The session should not take more than 45 minutes.

Note that I only used two methodologies (interview & workshop) for the TNA project. There are others methods you can use, like written questionnaires, phone interviews and even observations. Each method has its pros and cons. But I would advise you to only employ two methods in a project to avoid confuse the hell out of yourself.

Friday, March 2, 2007

 

Adaptive Training on Leadership

There is a saying:" In the land of blind, one eye is king".

That is very true.

To take a company to the next level, I believe that leadership is key. Business world is getting tougher, more and more competitive, and the external factors are becoming greater and greater a big hairy puzzle to untangle (just think about USA, China, Iraq war, SARS, fuel price, bird flu, etc, you would get what I meant). Without doubt, companies that have a clear vision with forward thinking leadership stand a better chance to survive and achieve desirable growth.

The fact of the matter is past successes do not guarantee future successes.

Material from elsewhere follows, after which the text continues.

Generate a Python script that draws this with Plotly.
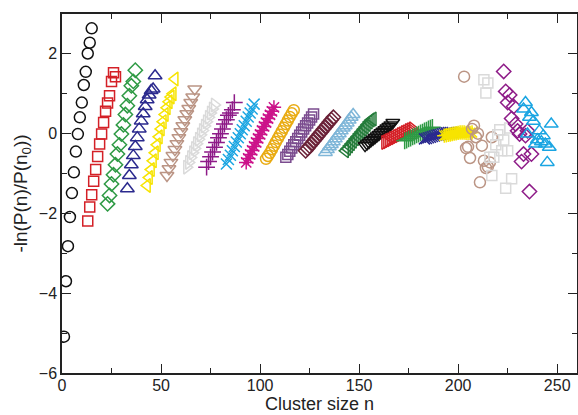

The question is are leaders born? May be. But the goods news, leadership can be taught and learned. According to research done by ASTD, there are 10 major competencies of leadership:
1) Self-understanding
2) Resilience
3) Interpersonal and relationship skills
4) Communication skills
5) Employee development (motivation and coaching)
6) Customer orientation
7) Strategic business acumen
8) Project leadership
9) Creating and actualising vision
10) Create, support and manage change.

Anybody can acquire the knowledge and skills and internalise the above 10 competencies, through systematic training intervention, and becoming a leader with great leadership skills.

Go through above list of 10 competencies and decide for yourself at what stage of leadership development is you (or your company) stand at the moment.

Then ask yourself, what is the desirable state of leadership.

If there is a gap to bridge, then a leadership training programme is in order.

And by the way, you have just done a simple training needs analysis on leadership!